Our internship program is training future leaders in healthcare
Our sexual health clinical training program at Strut, launched in the fall of 2018, is creating a path to full-time jobs in healthcare and continued education. This entry-level training program is bringing new opportunities to queer and trans individuals, people living with HIV, people of color, people with a history of substance use and others who are connected to populations served by our organization. By paying trainees, the program is providing job training to people in our community who might otherwise have difficulty building up the necessary experience to succeed in a competitive job market.
“This is a really innovative program and we’re seeing lots of success from it,” said Jeremy Zondlo, manager of the volunteer and intern program. “Trainees get direct, on-the-job exposure to many different areas of our work in a short amount of time, and they have the opportunity to explore areas that are most of interest to them. And most if not all of our program graduates go on to find jobs in the field or continue their education afterwards. There really aren’t that many immersive education opportunities like this where people are also getting paid.”

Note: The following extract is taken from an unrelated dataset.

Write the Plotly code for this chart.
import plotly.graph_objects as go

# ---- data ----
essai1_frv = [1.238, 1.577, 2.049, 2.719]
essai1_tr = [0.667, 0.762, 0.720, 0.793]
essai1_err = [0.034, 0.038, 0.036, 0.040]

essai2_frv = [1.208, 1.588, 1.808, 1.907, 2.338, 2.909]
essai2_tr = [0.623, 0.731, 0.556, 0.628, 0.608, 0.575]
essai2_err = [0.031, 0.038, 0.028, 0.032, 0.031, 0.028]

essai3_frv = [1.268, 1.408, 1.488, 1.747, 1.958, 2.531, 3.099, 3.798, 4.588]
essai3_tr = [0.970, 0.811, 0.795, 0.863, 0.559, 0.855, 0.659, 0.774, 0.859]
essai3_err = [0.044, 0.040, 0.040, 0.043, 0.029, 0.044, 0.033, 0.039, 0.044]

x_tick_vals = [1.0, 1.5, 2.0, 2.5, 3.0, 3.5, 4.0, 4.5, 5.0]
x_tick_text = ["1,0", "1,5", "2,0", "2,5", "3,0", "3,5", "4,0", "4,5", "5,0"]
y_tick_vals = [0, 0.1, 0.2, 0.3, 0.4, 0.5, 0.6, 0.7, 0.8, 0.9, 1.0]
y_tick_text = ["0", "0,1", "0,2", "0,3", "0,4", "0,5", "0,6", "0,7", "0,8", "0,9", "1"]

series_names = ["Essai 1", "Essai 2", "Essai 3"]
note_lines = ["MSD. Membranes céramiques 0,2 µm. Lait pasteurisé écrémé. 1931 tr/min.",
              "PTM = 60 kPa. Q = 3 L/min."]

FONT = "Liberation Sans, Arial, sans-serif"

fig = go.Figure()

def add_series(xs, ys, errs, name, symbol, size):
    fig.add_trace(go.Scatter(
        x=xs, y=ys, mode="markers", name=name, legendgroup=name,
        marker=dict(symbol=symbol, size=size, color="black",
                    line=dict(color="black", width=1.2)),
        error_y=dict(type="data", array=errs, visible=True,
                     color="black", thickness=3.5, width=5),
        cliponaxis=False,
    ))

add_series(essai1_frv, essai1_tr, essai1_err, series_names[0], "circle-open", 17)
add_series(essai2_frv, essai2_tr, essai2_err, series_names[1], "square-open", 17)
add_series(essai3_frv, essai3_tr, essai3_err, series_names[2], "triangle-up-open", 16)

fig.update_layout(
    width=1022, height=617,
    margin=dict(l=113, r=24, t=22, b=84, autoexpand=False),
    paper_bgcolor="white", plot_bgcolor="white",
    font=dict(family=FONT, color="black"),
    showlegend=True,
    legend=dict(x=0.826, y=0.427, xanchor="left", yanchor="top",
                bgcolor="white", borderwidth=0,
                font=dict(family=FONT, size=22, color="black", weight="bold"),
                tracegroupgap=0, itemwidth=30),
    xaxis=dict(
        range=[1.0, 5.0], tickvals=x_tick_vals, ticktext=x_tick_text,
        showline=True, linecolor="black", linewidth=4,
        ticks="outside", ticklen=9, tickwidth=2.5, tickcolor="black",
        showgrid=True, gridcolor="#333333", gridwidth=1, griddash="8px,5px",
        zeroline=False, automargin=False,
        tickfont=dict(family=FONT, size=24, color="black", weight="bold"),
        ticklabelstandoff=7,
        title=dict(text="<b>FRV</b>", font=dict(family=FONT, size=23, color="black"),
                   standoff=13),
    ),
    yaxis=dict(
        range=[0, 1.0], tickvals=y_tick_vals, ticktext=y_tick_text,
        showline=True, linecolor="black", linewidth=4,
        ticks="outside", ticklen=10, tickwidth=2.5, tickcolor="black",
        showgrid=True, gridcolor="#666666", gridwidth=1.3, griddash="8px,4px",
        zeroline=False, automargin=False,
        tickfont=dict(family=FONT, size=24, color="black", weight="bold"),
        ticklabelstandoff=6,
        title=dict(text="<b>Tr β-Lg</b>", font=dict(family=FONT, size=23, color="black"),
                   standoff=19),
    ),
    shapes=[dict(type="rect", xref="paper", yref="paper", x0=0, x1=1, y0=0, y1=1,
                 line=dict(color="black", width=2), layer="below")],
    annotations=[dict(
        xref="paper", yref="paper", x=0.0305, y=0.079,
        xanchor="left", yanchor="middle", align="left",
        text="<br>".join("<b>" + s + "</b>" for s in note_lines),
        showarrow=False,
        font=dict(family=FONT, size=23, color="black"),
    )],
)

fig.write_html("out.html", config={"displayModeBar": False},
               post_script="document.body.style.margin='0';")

So far, the program has trained three cohorts of community members in HIV test counseling, health education, service navigation, PrEP and HIV benefits navigation and community events. Trainees rotate through different roles at Strut, our health and wellness center in the Castro, supporting HIV test counseling, clinical services, social and educational events, and more. The program lasts six months, with 3-4 shifts per week lasting 4-6 hours.

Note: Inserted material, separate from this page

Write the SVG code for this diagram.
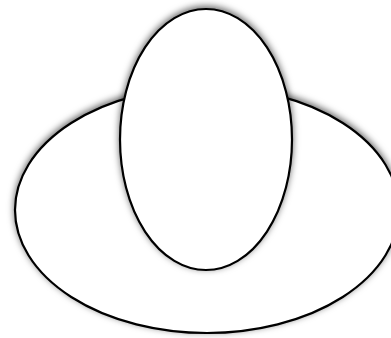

Gerald Borjas applied to the clinical training program after deciding he was ready for a career change.
“I had worked in retail for about five or six years until that point. But I’m heavily tattooed and pierced, and it was like, ‘If I choose to express myself, where am I going to be working?’ But I had done a lot of volunteer work and I’m part of the Leather community, so when a friend told me about this opportunity, I knew it would be a good fit.”
Borjas said the program changed the trajectory of his life and gave him hope for a new future.
“It allowed me to feel like I was worth something–and that I had talents that were recognized,” said Borjas. “We live in San Francisco, and it can seem like there are an abundance of opportunities here. But it’s not always clear what’s actually available to you. People should know that there are good opportunities out there. They should know about programs like this.”
A few months after the program ended, Borjas accepted a full-time job offer as a service navigator at San Francisco AIDS Foundation, where he directs clients to appropriate programs and makes referrals to new services. He said the experience in the clinical training program gave him good preparation to step into his new role.
“It’s important for the program to bring in people who are connected to our priority populations to this work,” said Zondlo. “People are more likely to access services when their provider looks like them, sounds like them, and at least appears to have a shared experience. You want to feel like you’re an equal partner in your healthcare.
“But it takes privilege a lot of times to become a provider. So many people get stuck in that catch-22 where they want to work in this field, but the job requires a certain amount of experience that they don’t have. That’s why it’s so encouraging to see so many of our graduates go on to full-time positions in this work or back to school.”